Static-X clearly isn’t the band they used to be. Their last two records, 2005’s ‘Start a War’ and 2007’s ‘Cannibal,’ and even 2003’s ‘Shadow Zone’ to a lesser extent have seen the band fall somewhat off the map. That is, until, they released their latest record, ‘Cult of Static.’ It is their sixth studio disc to date and probably the closest thing to the sound fans will remember from their earlier records, ‘Wisconsin Death Trip’ and ‘Machine.’

‘Cult of Static’ is the bands best work since they released ‘Machine,’ not only evidenced by the vast amount of rave reviews it has garnered, but because it charted at number 16 on the Billboard Top 200 chart. They did bring back John Travis handle producing duties once again, but things are surely different this time around than they were on ‘Cannibal.’ This is one of those rare sequel albums that actually is great standing alone and as another release from a band. It usually doesn’t work out that way.

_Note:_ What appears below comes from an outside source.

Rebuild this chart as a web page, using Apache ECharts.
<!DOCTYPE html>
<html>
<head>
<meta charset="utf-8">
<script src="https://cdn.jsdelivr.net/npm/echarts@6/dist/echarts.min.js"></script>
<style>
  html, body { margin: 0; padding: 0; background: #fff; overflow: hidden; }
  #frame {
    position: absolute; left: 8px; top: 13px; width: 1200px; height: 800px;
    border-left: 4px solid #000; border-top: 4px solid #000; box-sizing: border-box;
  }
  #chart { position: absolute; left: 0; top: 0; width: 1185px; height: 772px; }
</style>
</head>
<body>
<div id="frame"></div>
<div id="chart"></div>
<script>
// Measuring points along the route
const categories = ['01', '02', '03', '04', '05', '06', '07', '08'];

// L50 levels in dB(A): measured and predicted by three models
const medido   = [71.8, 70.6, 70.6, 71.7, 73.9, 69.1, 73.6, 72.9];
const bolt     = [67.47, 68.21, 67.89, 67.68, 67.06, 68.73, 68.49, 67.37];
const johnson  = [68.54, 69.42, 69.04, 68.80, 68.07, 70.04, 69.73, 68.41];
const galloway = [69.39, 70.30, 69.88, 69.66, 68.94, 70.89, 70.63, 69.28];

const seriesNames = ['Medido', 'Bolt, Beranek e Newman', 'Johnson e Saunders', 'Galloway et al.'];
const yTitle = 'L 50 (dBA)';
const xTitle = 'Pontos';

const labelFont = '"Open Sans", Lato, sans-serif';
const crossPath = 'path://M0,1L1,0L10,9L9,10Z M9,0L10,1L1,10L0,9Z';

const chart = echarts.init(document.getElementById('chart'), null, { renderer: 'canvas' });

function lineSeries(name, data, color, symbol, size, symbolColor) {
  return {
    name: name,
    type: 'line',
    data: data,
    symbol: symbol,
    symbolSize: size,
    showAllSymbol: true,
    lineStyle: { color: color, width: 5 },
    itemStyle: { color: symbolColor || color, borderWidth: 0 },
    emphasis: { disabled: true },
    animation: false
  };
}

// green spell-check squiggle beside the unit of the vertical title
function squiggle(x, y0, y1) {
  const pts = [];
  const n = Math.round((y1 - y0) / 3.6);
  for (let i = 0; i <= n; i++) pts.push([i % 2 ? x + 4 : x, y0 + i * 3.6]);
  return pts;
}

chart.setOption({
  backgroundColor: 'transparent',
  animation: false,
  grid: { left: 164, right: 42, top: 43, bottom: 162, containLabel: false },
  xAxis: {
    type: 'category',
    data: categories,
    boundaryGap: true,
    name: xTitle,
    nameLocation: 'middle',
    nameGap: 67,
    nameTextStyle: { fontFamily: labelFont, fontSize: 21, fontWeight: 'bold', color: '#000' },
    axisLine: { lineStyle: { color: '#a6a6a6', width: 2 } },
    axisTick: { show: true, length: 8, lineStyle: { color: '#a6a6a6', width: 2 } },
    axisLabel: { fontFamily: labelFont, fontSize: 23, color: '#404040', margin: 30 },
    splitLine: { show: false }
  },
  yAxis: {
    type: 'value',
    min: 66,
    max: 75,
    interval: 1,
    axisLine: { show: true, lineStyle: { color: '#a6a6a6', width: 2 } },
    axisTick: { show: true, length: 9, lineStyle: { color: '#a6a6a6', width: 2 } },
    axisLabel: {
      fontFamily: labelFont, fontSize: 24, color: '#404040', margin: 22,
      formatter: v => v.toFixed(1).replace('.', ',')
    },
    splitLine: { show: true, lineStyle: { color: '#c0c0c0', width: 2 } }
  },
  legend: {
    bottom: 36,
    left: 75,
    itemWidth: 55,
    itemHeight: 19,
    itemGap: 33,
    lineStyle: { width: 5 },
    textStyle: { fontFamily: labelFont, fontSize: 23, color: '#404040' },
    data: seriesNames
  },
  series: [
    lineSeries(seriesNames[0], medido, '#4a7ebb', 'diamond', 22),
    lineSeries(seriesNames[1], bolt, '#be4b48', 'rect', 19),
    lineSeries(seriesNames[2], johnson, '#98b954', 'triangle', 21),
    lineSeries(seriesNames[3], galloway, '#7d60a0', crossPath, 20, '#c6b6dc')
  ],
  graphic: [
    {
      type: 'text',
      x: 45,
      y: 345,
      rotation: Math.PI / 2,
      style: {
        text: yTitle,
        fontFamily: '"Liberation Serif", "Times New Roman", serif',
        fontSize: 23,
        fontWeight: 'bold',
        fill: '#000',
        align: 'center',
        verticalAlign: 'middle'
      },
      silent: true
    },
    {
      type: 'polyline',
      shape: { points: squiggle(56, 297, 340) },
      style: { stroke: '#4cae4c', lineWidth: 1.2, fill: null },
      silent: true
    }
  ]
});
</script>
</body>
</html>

Although this record runs into the normal problem albums have with slowing and fading towards the end, the front end of the record more than makes up for any of the back end’s shortcomings. The band has readopted their old school songwriting approach and it shows through songs that sound as if the band wrote them a decade ago (‘Terminal,’ ‘Hypure’).

There’s even an underlying romantic sediment from frontman Wayne Static to wife Tera-Wray Static in a play on words with back-to-back tracks ‘Tera-Fied’ and ‘Stringwray’ in order to spell out her name. What a sweet guy that Wayne Static is.

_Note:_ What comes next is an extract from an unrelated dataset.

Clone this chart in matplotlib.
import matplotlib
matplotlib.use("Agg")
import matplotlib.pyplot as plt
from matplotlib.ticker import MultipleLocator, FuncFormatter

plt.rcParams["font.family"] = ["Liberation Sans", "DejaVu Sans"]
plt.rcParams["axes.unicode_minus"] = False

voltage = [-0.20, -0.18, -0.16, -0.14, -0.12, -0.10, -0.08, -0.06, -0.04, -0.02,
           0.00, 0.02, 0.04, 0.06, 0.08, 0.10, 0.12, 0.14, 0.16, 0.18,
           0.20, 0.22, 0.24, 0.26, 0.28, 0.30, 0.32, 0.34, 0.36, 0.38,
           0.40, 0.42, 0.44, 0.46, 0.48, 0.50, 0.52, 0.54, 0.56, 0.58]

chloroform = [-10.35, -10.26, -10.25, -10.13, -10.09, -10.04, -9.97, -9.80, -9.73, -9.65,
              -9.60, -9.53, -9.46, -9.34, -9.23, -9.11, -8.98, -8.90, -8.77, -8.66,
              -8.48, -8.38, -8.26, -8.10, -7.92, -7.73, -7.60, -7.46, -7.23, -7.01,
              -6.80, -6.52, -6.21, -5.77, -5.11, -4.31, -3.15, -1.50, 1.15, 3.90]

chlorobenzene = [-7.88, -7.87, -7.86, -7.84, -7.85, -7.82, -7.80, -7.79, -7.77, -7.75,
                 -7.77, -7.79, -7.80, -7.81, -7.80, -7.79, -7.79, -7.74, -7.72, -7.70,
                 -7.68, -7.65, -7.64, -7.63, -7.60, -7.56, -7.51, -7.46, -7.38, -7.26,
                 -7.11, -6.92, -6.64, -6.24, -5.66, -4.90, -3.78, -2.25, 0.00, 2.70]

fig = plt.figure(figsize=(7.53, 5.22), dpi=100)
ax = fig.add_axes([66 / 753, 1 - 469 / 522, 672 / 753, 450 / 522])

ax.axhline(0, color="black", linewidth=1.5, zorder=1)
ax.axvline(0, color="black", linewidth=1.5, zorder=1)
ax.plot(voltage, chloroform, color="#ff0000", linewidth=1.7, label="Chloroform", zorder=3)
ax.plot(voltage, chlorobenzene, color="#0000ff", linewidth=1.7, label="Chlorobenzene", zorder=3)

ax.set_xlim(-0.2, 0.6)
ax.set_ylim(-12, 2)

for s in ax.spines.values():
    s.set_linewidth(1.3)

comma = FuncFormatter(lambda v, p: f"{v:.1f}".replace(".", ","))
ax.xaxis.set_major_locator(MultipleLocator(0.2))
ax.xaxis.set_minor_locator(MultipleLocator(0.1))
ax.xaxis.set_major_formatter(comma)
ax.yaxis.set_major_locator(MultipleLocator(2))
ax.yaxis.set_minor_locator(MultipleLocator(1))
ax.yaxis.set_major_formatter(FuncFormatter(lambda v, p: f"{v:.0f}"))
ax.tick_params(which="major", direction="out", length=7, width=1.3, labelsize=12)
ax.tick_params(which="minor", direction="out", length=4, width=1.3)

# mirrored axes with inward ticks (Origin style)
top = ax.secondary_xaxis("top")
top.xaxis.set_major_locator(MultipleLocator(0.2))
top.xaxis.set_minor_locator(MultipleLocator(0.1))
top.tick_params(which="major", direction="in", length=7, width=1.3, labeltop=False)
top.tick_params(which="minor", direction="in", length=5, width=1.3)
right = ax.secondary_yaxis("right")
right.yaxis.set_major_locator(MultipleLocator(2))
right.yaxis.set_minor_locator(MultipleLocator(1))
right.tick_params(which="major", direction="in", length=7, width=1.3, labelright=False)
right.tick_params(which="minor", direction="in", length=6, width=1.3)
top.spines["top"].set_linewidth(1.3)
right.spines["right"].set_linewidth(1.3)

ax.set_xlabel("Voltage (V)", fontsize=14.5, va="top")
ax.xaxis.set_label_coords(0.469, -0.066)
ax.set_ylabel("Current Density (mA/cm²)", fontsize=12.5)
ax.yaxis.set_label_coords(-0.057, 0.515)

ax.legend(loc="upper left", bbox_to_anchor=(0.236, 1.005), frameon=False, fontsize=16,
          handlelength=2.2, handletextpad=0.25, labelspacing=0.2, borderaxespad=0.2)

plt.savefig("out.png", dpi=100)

With ‘Cult of Static,’ you really get the full gamut of Static-X’s musical capabilities. From Ministry-esque industrial atmospherics (‘Tera-Fied,’ ‘Grind 2 Halt’) to the type of songs this band is known for – heavy, down-tuned, shredding rockers that will have you thinking it is 1999 all over again (‘Stingwray,’ ‘Z28,’ ‘You Am I’), this album is surely complete.

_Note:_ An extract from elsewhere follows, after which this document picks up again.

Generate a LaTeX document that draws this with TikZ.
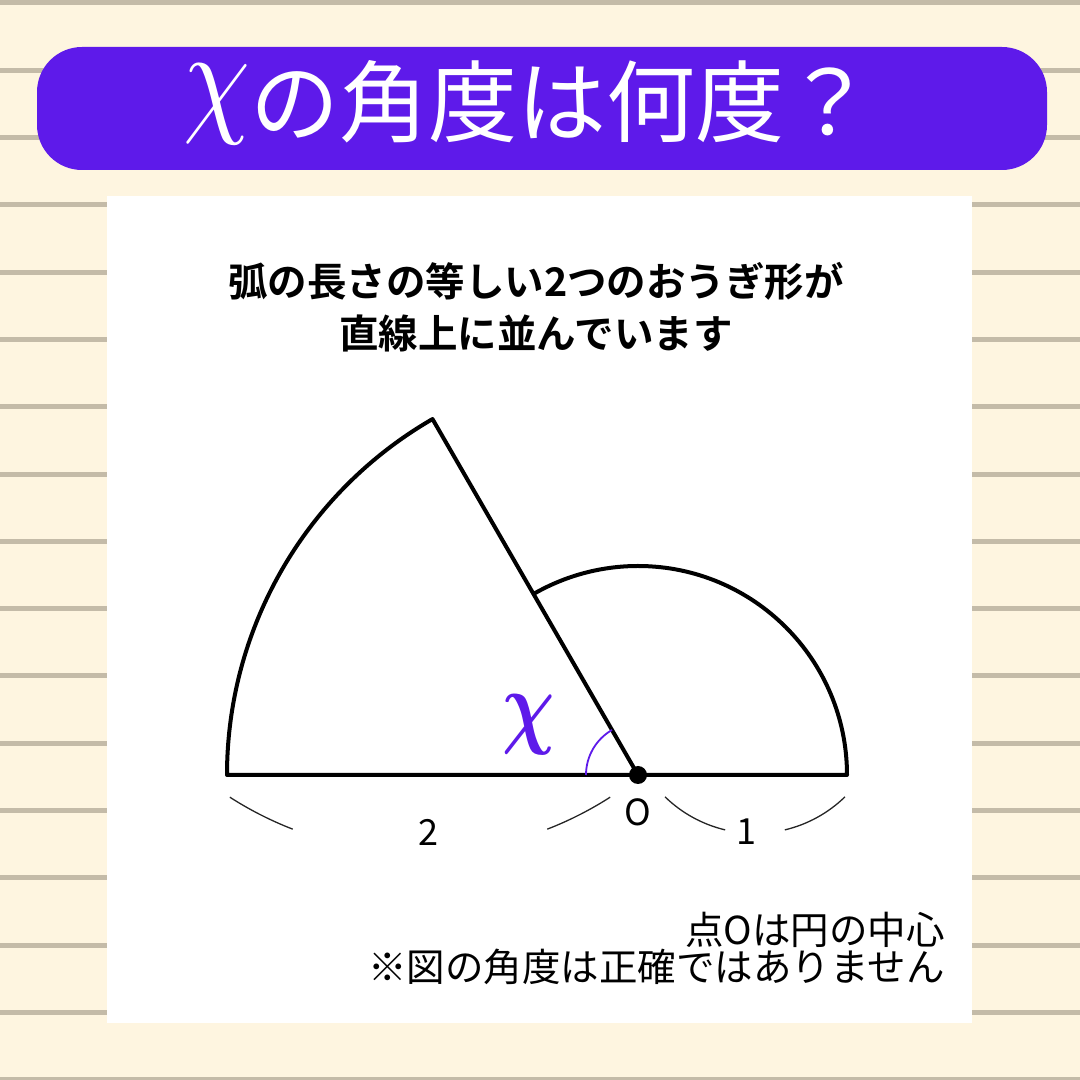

The guitars might be better than they have even been, and Static’s vocals have not lost a step through the years, leading to a number of standout tracks. The Dave Mustaine assisted ‘Lunatic’ kicks the album off like an exploding bomb, ‘Z28’ offers sort of a kitschy, almost modernized 50’s feel and tribute to Tera-Wray and Static’s corvette and ‘Terminal’ is one of the purest and strongest grooves this band has jammed yet.

Listen, if you’re like one of the many old school Static-X fans that have sort of written this band off as gone the way of the buffalo, think again, and do your best to give this album a shot. It will definitely surprise you.